Nadie puede dudar que estamos viviendo momentos críticos en Latinoamérica, en lo que a estabilidad social y política se refiere. Padecemos ahora una situación análoga a 1968, cuando se multiplicaron las protestas estudiantiles, frente a un malestar social difuso, donde el culpable no tenía nombre propio, pues era la estructura de la misma sociedad. Por eso no se sabía, ni se sabe, cómo hacer frente a las protestas, ni qué medidas se tienen que tomar para solucionar la situación: si todo está mal, lo que hay que hacer es patear el tablero y cambiar las reglas del juego.
Ahora bien, en este confuso y explosivo coctel, han confluido tres ingredientes heterogéneos: violencia, política y religión. La religión, muy a pesar de las personas religiosas, forma parte de la estructura eclesiástica o son parte del pueblo creyente, ha sido involucrada, sin quererlo ni buscarlo, como blanco de acciones violentas. Se la considera parte del sistema a dinamitar; pieza política con la que jugar y hacer presión. Las personas de fe, confundidas, vemos como hordas de enfervorizadas feministas arremeten contra elementos religiosos (Argentina, Chile, México, Colombia, Ecuador) o, por contrapartida, cómo la autoridad política la amedrenta y reprime (Nicaragua).
Por ambas partes la pacífica expresión de la propia fe sufre vejaciones, represiones y violencia. Quizá los casos más dolorosos sean los de Argentina y Chile. En Argentina, desde hace años, la causa por la despenalización del aborto y la defensa de la mujer ha visto en la Iglesia su chivo expiatorio. Las marchas suelen incluir una fuerte dosis de violencia religiosa, ya sea realizada contra monumentos religiosos, o parodiada de forma burlesca, por ejemplo, escenificando un aborto por parte de la Virgen y haciendo mofa de la fe. En Chile es quizá más doloroso, pues las protestas populares se han decantado, con frecuencia, por la quema de Iglesias, para reivindicar causas que nada tienen que ver con la institución religiosa. Lo doloroso es que son personas del pueblo las que destruyen sus propios templos. En Nicaragua, en cambio, es la pasividad cómplice del régimen, que desde lejos pilota formas de intimidación sobre la Iglesia, según el típico esquema de los gobiernos comunistas, represores por antonomasia de la fe.
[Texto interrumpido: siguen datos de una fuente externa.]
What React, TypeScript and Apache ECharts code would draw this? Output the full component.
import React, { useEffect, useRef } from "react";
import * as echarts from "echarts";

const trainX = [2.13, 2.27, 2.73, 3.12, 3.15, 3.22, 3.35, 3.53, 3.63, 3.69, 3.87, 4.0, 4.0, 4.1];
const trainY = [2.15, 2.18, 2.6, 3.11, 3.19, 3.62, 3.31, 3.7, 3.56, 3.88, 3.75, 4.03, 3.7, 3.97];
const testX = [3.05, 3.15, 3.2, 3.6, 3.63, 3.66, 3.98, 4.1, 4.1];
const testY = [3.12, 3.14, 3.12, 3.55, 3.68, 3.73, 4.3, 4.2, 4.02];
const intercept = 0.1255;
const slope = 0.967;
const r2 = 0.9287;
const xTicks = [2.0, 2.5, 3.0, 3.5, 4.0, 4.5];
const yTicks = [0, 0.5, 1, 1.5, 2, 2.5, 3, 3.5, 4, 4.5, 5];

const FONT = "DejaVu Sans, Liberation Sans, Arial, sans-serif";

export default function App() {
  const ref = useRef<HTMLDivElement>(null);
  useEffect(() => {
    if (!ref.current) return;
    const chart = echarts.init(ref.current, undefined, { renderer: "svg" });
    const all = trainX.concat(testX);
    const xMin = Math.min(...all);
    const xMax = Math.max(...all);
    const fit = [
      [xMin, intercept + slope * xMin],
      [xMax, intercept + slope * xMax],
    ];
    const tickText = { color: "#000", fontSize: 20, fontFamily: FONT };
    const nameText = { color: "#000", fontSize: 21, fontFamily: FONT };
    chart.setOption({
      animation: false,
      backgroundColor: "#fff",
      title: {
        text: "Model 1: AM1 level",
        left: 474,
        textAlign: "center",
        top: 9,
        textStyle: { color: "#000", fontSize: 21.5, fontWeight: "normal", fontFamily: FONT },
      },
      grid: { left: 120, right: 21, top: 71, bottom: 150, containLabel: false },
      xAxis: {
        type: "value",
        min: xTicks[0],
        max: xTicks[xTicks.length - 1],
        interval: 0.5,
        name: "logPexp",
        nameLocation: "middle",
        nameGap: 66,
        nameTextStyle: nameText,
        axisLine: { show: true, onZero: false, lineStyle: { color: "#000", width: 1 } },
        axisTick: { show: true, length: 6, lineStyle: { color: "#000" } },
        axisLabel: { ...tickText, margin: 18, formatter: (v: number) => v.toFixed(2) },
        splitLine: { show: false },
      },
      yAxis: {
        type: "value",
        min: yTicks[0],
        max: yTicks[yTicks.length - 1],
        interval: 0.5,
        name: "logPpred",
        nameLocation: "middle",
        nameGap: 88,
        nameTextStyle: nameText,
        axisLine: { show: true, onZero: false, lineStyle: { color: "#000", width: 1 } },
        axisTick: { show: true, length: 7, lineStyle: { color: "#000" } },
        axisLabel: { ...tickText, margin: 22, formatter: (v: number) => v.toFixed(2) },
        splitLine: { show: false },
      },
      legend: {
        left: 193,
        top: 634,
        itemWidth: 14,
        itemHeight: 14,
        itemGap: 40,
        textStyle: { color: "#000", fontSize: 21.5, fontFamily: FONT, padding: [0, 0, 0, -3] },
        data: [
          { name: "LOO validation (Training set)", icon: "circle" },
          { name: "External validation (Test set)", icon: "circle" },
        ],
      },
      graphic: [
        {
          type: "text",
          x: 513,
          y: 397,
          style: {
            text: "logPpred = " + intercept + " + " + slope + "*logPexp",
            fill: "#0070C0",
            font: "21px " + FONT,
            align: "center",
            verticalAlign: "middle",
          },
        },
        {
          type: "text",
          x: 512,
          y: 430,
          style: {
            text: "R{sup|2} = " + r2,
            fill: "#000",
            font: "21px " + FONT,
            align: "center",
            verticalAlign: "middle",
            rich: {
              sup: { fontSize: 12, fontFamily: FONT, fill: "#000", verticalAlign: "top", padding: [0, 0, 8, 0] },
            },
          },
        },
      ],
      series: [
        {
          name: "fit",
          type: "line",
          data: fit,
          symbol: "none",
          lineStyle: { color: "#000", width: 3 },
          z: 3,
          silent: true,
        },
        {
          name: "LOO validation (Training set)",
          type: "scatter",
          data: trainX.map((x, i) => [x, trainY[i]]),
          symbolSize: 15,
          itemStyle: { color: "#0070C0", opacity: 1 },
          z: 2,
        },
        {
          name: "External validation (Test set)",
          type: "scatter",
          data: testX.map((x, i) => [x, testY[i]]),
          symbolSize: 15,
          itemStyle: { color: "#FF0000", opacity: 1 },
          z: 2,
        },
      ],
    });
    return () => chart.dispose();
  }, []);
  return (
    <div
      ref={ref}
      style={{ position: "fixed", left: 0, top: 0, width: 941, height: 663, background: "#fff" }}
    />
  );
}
La religión es usada entonces como comodín político, para atraer la atención popular y de los medios sobre la manifestación y su causa. Se ve como el alma de un sistema que es preciso destruir, aprovechándose de su propio discurso pacifista y de unión, así como de su dependencia del Estado en lo que a seguridad se refiere. Pero el Estado está preso de lo “políticamente correcto”, tiene horror a ser tildado de “represivo” y prefiere contemplar, impávido, la violencia y destrucción de los edificios religiosos, en vez de proteger el orden social, como es su deber fundamental. Prefiere no intervenir y aceptar la destrucción de los templos, el patrimonio cultural y artístico, así como los negocios de la gente honesta, que paga sus impuestos, sin ser protegida por el orden público.
Las autoridades religiosas no encuentran más camino que realizar continuos y estériles llamados a la paz y la concordia. No entienden por qué son blanco de violencia, ni qué tendrían que hacer para evitarlo. No pueden llamar directamente a defender los símbolos religiosos, pues sería una invitación a la confrontación, un responder a la provocación que legitimaría a la violencia como forma de resolver conflictos. El Estado hace cálculos políticos y prefiere no intervenir, han sido finalmente los fieles quienes se han unido espontáneamente para defender lo que es suyo y consideran valioso, intentando evitar cualquier confrontación, respondiendo con rosarios a los insultos y salivazos.
Como siempre, de las realidades negativas algo positivo se puede obtener. Así, al ser involucrada inapropiadamente como pieza política en un reclamo social en el que no viene a cuento, muchas personas ven vandalizada a su Iglesia, a sus templos, a su patrimonio cultural. Ello les lleva a defenderlo. Es decir, la violencia inopinada contra la religión fomenta en muchas personas el revalorarla, redescubriendo que para ellos es importante y tiene derecho de ciudadanía, debiéndose defender. No deja de ser triste, sin embargo, que muchas jóvenes tomen esa actitud irracional, violenta e incivilizada para hacer reclamos; no deja de ser triste la cobarde complicidad de las autoridades políticas, cuando no su sorda oposición a la libertad religiosa; no deja de ser triste el hecho de que no podamos resolver nuestros problemas de manera civilizada. Es dolorosa, sobretodo, la pérdida del sentido de lo “sagrado”; es decir, de las realidades que se sustraen del uso común dada la excelsitud de su naturaleza. Tratar a la religión como peón en el tablero político, supone el sacrificio de la única realidad sagrada que quedaba en la cultura y la sociedad.